Limpar quase metade da matriz energética em menos de dez anos parece meta de país desenvolvido e com tecnologia de sobra em fontes menos poluidoras. Mas foi um dos maiores exportadores de petróleo do mundo, a Argélia, que surpreendeu a comunidade internacional ao anunciar uma série de medidas para chegar a 2020 produzindo 40% de toda a sua energia a partir de fontes renováveis.
São cerca de 60 projetos em tecnologias limpas, com destaque para os que aproveitam o potencial de energia solar e eólica de um dos melhores campos de prova do mundo para isso: o deserto do Saara. Em dezembro do ano passado, a Argélia fechou uma parceria com o Desertec Industrial Initiative, projeto da Europa que pretende aproveitar o potencial de geração de eletricidade em regiões desérticas do mundo.
Até 2012, deve entrar em operação a primeira fazenda eólica do país, em uma área de 30 hectares na região do sudoeste argelino.

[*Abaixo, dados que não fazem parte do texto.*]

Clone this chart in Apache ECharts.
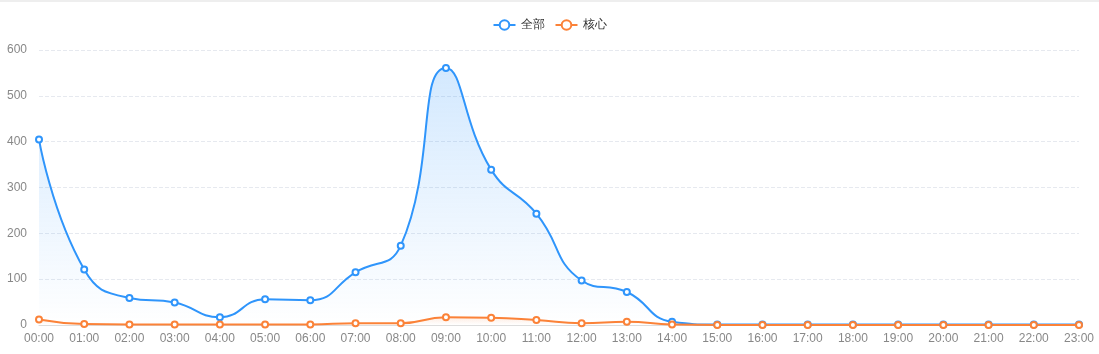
<!DOCTYPE html>
<html>
<head>
<meta charset="utf-8">
<script src="https://cdn.jsdelivr.net/npm/echarts@6/dist/echarts.min.js"></script>
<style>
  html, body { margin: 0; padding: 0; background: #fff; }
  #wrap { position: relative; width: 1099px; height: 354px; }
  #chart { width: 1099px; height: 354px; }
  #topline { position: absolute; left: 0; top: 0; width: 1099px; height: 2px; background: #eeeeee; }
</style>
</head>
<body>
<div id="wrap">
  <div id="chart"></div>
  <div id="topline"></div>
</div>
<script>
const hours = ["00:00","01:00","02:00","03:00","04:00","05:00","06:00","07:00","08:00","09:00","10:00","11:00",
               "12:00","13:00","14:00","15:00","16:00","17:00","18:00","19:00","20:00","21:00","22:00","23:00"];
const allValues  = [405, 121, 59, 49, 17, 56, 54, 115, 173, 561, 339, 243, 97, 72, 7, 1, 1, 1, 1, 1, 1, 1, 1, 1];
const coreValues = [12, 2, 1, 1, 1, 1, 1, 4, 4, 17, 16, 11, 4, 7, 1, 0, 0, 0, 0, 0, 0, 0, 0, 0];
const yTicks = [0, 100, 200, 300, 400, 500, 600];

const BLUE = "#2f95fb";
const ORANGE = "#fb8238";

const chart = echarts.init(document.getElementById("chart"));

function lineSeries(name, values, color, topAlpha){
  return {
    name: name,
    type: "line",
    data: values,
    smooth: true,
    symbol: "emptyCircle",
    symbolSize: 6,
    lineStyle: { width: 2, color: color },
    itemStyle: { color: color, borderWidth: 2 },
    areaStyle: {
      color: new echarts.graphic.LinearGradient(0, 0, 0, 1, [
        { offset: 0, color: echarts.color.modifyAlpha(color, topAlpha) },
        { offset: 1, color: echarts.color.modifyAlpha(color, 0) }
      ])
    }
  };
}

chart.setOption({
  animation: false,
  color: [BLUE, ORANGE],
  legend: {
    top: 14,
    left: "center",
    itemWidth: 22,
    itemHeight: 12,
    itemGap: 10,
    textStyle: { color: "#333", fontSize: 12 },
    data: ["全部", "核心"]
  },
  grid: { left: 39, right: 20, top: 50, bottom: 29 },
  xAxis: {
    type: "category",
    boundaryGap: false,
    data: hours,
    axisLine: { lineStyle: { color: "#dddddd" } },
    axisTick: { show: false },
    axisLabel: { color: "#888", fontSize: 12, margin: 8 }
  },
  yAxis: {
    type: "value",
    min: yTicks[0],
    max: yTicks[yTicks.length - 1],
    interval: 100,
    axisLine: { show: false },
    axisTick: { show: false },
    axisLabel: { color: "#888", fontSize: 12, margin: 12 },
    splitLine: { lineStyle: { type: "dashed", color: "#e6e9ef" } }
  },
  series: [
    lineSeries("全部", allValues, BLUE, 0.3),
    lineSeries("核心", coreValues, ORANGE, 0.2)
  ]
});
</script>
</body>
</html>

Mas um dos projetos mais ambiciosos é a construção de Boughzoul, a primeira cidade verde do norte africano. A 170 km da capital Argel, planeja abrigar mais de 400 mil habitantes.

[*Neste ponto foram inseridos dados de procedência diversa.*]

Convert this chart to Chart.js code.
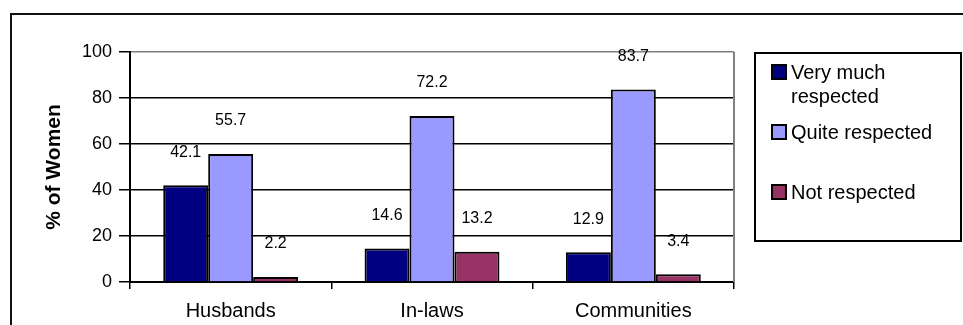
<!DOCTYPE html>
<html>
<head>
<meta charset="utf-8">
<title>% of Women</title>
<script src="https://cdn.jsdelivr.net/npm/chart.js@4.4.1/dist/chart.umd.min.js"></script>
<style>
  html, body { margin: 0; padding: 0; background: #fff; }
  canvas { display: block; }
</style>
</head>
<body>
<canvas id="myChart" width="963" height="325"></canvas>
<script>
// categories, the three answers and the y ticks
const groups = ['Husbands', 'In-laws', 'Communities'];
const seriesNames = ['Very much respected', 'Quite respected', 'Not respected'];
const veryMuch = [42.1, 14.6, 12.9];
const quite = [55.7, 72.2, 83.7];
const notResp = [2.2, 13.2, 3.4];
const yTicks = [0, 20, 40, 60, 80, 100];

const fills = ['#000080', '#9999FF', '#993366'];
const FONT = "'Liberation Sans', Arial, sans-serif";

Chart.defaults.font.family = FONT;
Chart.defaults.color = '#000';

// numbers above the bars
const valueLabels = {
  id: 'valueLabels',
  afterDatasetsDraw(chart) {
    const ctx = chart.ctx;
    ctx.save();
    ctx.font = '16px ' + FONT;
    ctx.fillStyle = '#000';
    ctx.textAlign = 'center';
    ctx.textBaseline = 'middle';
    chart.data.datasets.forEach((ds, i) => {
      chart.getDatasetMeta(i).data.forEach((bar, j) => {
        ctx.fillText(String(ds.data[j]), bar.x, bar.y - 33);
      });
    });
    ctx.restore();
  }
};

// gray right edge of the plot, outer frame and the boxed legend
const frame = {
  id: 'frame',
  afterDraw(chart) {
    const ctx = chart.ctx;
    const a = chart.chartArea;
    ctx.save();
    ctx.strokeStyle = '#808080';
    ctx.lineWidth = 2;
    ctx.beginPath();
    ctx.moveTo(a.right, a.top);
    ctx.lineTo(a.right, a.bottom);
    ctx.stroke();

    ctx.strokeStyle = '#111';
    ctx.lineWidth = 2;
    ctx.strokeRect(11, 14, 1000, 400);

    // legend
    ctx.strokeStyle = '#000';
    ctx.strokeRect(755, 53, 206, 188);
    ctx.font = '20px ' + FONT;
    ctx.textAlign = 'left';
    ctx.textBaseline = 'middle';
    chart.data.datasets.forEach((ds, i) => {
      const y0 = 73 + 60 * i;
      ctx.fillStyle = ds.backgroundColor;
      ctx.fillRect(772, y0 - 8, 14, 14);
      ctx.lineWidth = 2;
      ctx.strokeRect(772, y0 - 8, 14, 14);
      ctx.fillStyle = '#000';
      const words = ds.label.split(' ');
      const lines = [];
      let line = '';
      words.forEach(w => {
        const test = line ? line + ' ' + w : w;
        if (line && ctx.measureText(test).width > 160) {
          lines.push(line);
          line = w;
        } else {
          line = test;
        }
      });
      lines.push(line);
      lines.forEach((t, k) => ctx.fillText(t, 791, y0 + k * 24));
    });
    ctx.restore();
  }
};

const ctx = document.getElementById('myChart');
const myChart = new Chart(ctx, {
  type: 'bar',
  data: {
    labels: groups,
    datasets: [veryMuch, quite, notResp].map((vals, i) => ({
      label: seriesNames[i],
      data: vals,
      backgroundColor: fills[i],
      borderColor: '#000',
      borderWidth: 2,
      borderSkipped: 'bottom',
      barPercentage: 1,
      categoryPercentage: 0.67
    }))
  },
  options: {
    responsive: false,
    animation: false,
    layout: { padding: { top: 52, right: 229, left: 0, bottom: 0 } },
    plugins: {
      legend: { display: false },
      tooltip: { enabled: false }
    },
    scales: {
      x: {
        grid: {
          offset: true,
          drawOnChartArea: false,
          drawTicks: true,
          tickLength: 7,
          color: '#000',
          lineWidth: 1.5
        },
        border: { color: '#000', width: 2 },
        ticks: { font: { size: 20 }, padding: 10, color: '#000' },
        afterFit(s) { s.height = 43; }
      },
      y: {
        min: 0,
        max: 100,
        afterBuildTicks(s) { s.ticks = yTicks.map(v => ({ value: v })); },
        grid: {
          color: c => (c.tick && c.tick.value === 100 ? '#808080' : '#000'),
          tickColor: '#000',
          lineWidth: 1.5,
          tickLength: 11
        },
        border: { color: '#000', width: 2 },
        ticks: { font: { size: 18 }, padding: 7, color: '#000' },
        title: {
          display: true,
          text: '% of Women',
          font: { size: 21, weight: 'bold' },
          color: '#000',
          padding: { top: 42, bottom: 0 }
        },
        afterFit(s) { s.width = 130; }
      }
    }
  },
  plugins: [valueLabels, frame]
});
</script>
</body>
</html>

A conclusão das obras deve ocorrer em 2025 e, segundo o governo, Boughzoul deve servir de modelo para a reorganização futura de todas as demais cidades do país. “A Argélia tem estado atrasada no desenvolvimento de seu setor de energias renováveis, mas, acelerando o lançamento dos projetos, achamos que podemos nos recuperar”, afirmou Omar Bouhadjar, gerente de pesquisa do Centro de Desenvolvimento de Energias Renováveis da Argélia (CDER).
Cachorro grande?
A estratégia argelina surpreende principalmente pelo fato de que, entre as metas mais ambiciosas, predominam países ricos – com exceção da Costa Rica, que pretende zerar suas emissões de carbono até 2021. A Alemanha assumiu os objetivos de tornar renovável 100% de sua matriz até 2050. Portugal quer chegar aos 31% também em 2020. França e Espanha foram convocadas para liderar os investimentos de 52 bilhões de euros anuais (cerca de 115 bilhões de reais) que a União Europeia anunciou para os próximos dez anos.

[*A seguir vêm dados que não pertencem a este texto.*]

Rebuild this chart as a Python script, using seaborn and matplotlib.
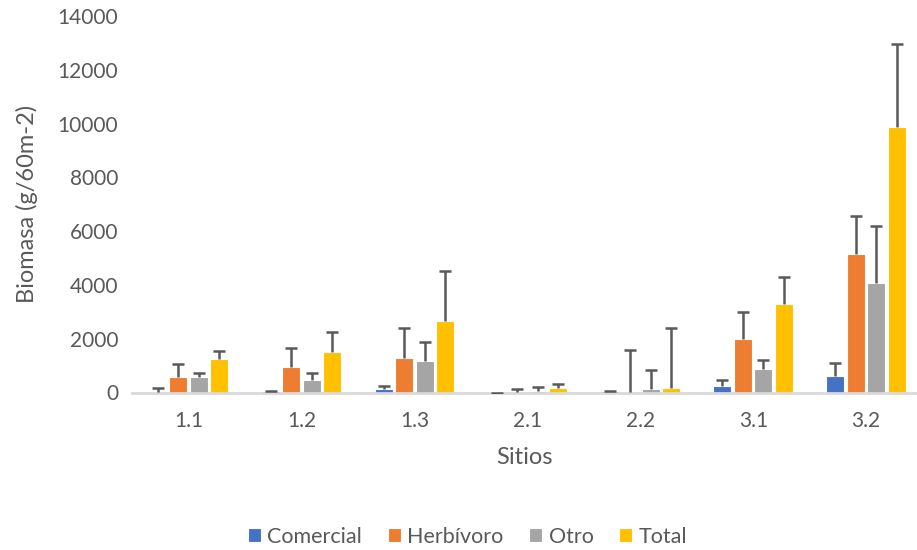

O plano parece ainda mais desafiador quando se analisa a relação bastante íntima que o país africano tem com os combustíveis fósseis. Mais de 95% das exportações do país são movimentadas pelo setor dos hidrocarbonetos. A Argélia possui a sétima maior reserva de gás natural do mundo, sendo seu segundo maior exportador. Membro da OPEP desde 1969, ainda conta com a 14ª maior reserva de petróleo do planeta.
O ministro da energia argelino, Youcef Yousfi, foi enfático na defesa do plano: “o principal objetivo dessa nova política é preparar o país para a era pós-petróleo”.
Mas, por aqui…
No Brasil, porém, os planos para investimentos em energia parecem assumir uma direção diferente. Em seu plano decenal (PDE), publicado no ano passado, o Ministério das Minas e Energia direcionou mais de 70% dos recursos para os setores de petróleo e gás, algo em torno de 670 bilhões de reais. Os valores destinados às fontes solar e eólica juntas não somam 2% dos recursos.
O PDE destaca, no entanto, a manutenção da “renovabilidade” da matriz energética brasileira, afirmando que a principal fonte para atender a expansão da demanda do setor elétrico continuará a ser a hidreletricidade. Talvez seja justamente essa ideia que acabe por inibir a inovação em outras áreas e o desenvolvimento de tecnologias alternativas além do que já é feito, por exemplo, com o etanol.
Leia mais sobre diversificação da matriz energética brasileira na reportagem “Etanol é tudo?”, da edição 48 de Página22.
Causa até mesmo inveja. Para completar o pacote, em junho deste ano, a Argélia ainda pretende concluir o protótipo do primeiro painel fotovoltaico produzido inteiramente em território nacional, devendo atingir escala industrial a partir de 2013 e, assim, reduzindo os custos de captação da energia solar no país. A ideia é ainda concorrer com os principais fornecedores da UE, Estados Unidos e Japão. Enquanto isso, em Brasília, Belo Monte, Angra 3 e Pré-sal correm “a todo vapor”. Aliás, expressão mais oportuna do que nunca.